Editor’s note: The following piece is signed by the superintendents of the following school districts: Charlotte-Mecklenburg, Cumberland County, Gaston County, Durham, Guilford County, Johnston County, New Hanover County, Union County, Wake County and Winston-Salem/Forsyth, as well as the president of the NC New Schools Project.
The goal of our public schools is to make sure that each child is prepared for career, college or the military – and a rich, productive life. Across the country, and in North Carolina, state legislatures are discussing how to improve public education. It’s important that the changes we make help children succeed, not reduce local control of education and create more bureaucracy.
Those of us who work in public schools welcome this year’s legislative focus on our schools. Here in North Carolina, the 10 largest school districts are collaborating to work proactively with lawmakers.
We are enthusiastic about House Bill 902, which would build strong schools for the future. It provides strong incentives for schools to partner with business and the community to benefit each student. The bill would establish a North Carolina Education and Workforce Innovation Commission. Strengthening our ties to business and the community with these innovation incentives will enable us to better prepare students for the workplace of the 21st century.
There is concern among some lawmakers that it will be hard to fund innovation incentives in this session. Delaying this could deny our students some important opportunities.
This is particularly worrisome at a time when so much money is being considered for vouchers. On nearly every national survey of per-pupil spending (when all funding sources are counted), North Carolina is in the bottom 20 among the 50 states. In recent years, education funding has been cut. Now that the economy is improving, is this the best and wisest use of money to strengthen our children’s education?
Proposed legislation would limit pre-kindergarten programs to children whose family incomes are below the federal poverty level. There is a growing body of evidence that early education is critical – so we should expand access. Pre-kindergarten programs have been recognized by educational researchers, as well as the U.S. Chamber of Commerce, as providing a great return on investment. Given this compelling evidence of early education’s effectiveness, why would we not invest heavily in pre-kindergarten programs? It would also help us meet new state requirements that all children are reading by third grade.

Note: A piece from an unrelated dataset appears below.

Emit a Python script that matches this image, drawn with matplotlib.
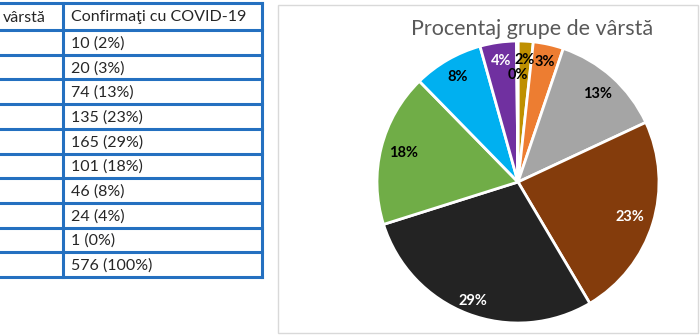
import numpy as np
import matplotlib.pyplot as plt
from matplotlib.patches import Rectangle

# date
grupe = ['0-9', '10-19', '20-29', '30-39', '40-49', '50-59', '60-69', '70-79', '80+']
confirmati = [10, 20, 74, 135, 165, 101, 46, 24, 1]
culori = ['#BF9000', '#ED7D31', '#A5A5A5', '#843C0C', '#232323',
          '#70AD47', '#00B0F0', '#7030A0', '#FFC000']
culori_text = ['black', 'black', 'black', 'white', 'white',
               'black', 'black', 'white', 'black']
dist_text = [0.87, 0.87, 0.84, 0.83, 0.9, 0.84, 0.86, 0.87, 0.76]

total = sum(confirmati)
procente = [round(100 * v / total) for v in confirmati]

plt.rcParams['font.family'] = ['Lato', 'DejaVu Sans']

fig = plt.figure(figsize=(7, 3.36), dpi=100)

# tabelul din stanga, in pixeli
tab = fig.add_axes([0, 0, 1, 1])
tab.set_xlim(0, 700)
tab.set_ylim(336, 0)
tab.axis('off')

albastru = '#2470C0'
y_sus, y0, h = 3, 30, 24.7
randuri = len(confirmati) + 1
y_jos = y0 + h * randuri
tab.plot([0, 262], [y_sus, y_sus], color=albastru, lw=2.2)
for k in range(randuri + 1):
    y = y0 + h * k
    tab.plot([0, 262], [y, y], color=albastru, lw=2.2)
tab.plot([63, 63], [y_sus, y_jos], color=albastru, lw=2.2)
tab.plot([262, 262], [y_sus, y_jos], color=albastru, lw=2.2)

fs = 11.5
tab.text(3, (y_sus + y0) / 2 + 1, 'vârstă', fontsize=fs, color='#262626', va='center')
tab.text(71, (y_sus + y0) / 2 + 1, 'Confirmaţi cu COVID-19', fontsize=fs,
         color='#262626', va='center')
celule = ['%d (%d%%)' % (v, p) for v, p in zip(confirmati, procente)]
celule.append('%d (100%%)' % total)
for k, t in enumerate(celule):
    tab.text(71, y0 + h * k + h / 2 + 1, t, fontsize=fs, color='#262626', va='center')

# chenarul graficului
tab.add_patch(Rectangle((278, 5), 420, 328, fill=False, edgecolor='#D9D9D9', lw=1))
tab.text(532, 29, 'Procentaj grupe de vârstă', fontsize=15.5, color='#595959',
         ha='center', va='center')

# placinta
ax = fig.add_axes([377 / 700, (336 - 323) / 336, 282 / 700, 282 / 336])
wedges, texte = ax.pie(confirmati, colors=culori, startangle=90, counterclock=False,
                       wedgeprops=dict(edgecolor='white', linewidth=2))
for w, p, c, d in zip(wedges, procente, culori_text, dist_text):
    ang = np.deg2rad((w.theta1 + w.theta2) / 2)
    ax.text(d * np.cos(ang), d * np.sin(ang), '%d%%' % p, ha='center', va='center',
            fontsize=10.5, fontweight='bold', color=c)
ax.set_xlim(-1, 1)
ax.set_ylim(-1, 1)

fig.savefig('out.png', dpi=100)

We welcome a focus on accountability that will help parents accurately assess all public schools, traditional and charters. That requires a level playing field. Charters, which are funded with public money, should not have more flexibility and less accountability than public schools when it comes to managing resources and people.
If we want to attract and keep the best teachers, compensation must move closer to the national average. Right now, we’re about $10,000 below the national average salary for teachers.
We also need to invest in providing teachers with the opportunity to grow and learn new skills. Any discussion of evaluation and tenure should address these gaps.
As educators, we recognize that the General Assembly is an important partner and we appreciate its focus on education. This year, we see the opportunity to make North Carolina’s public education great by helping our public schools enable success for each child to succeed in life.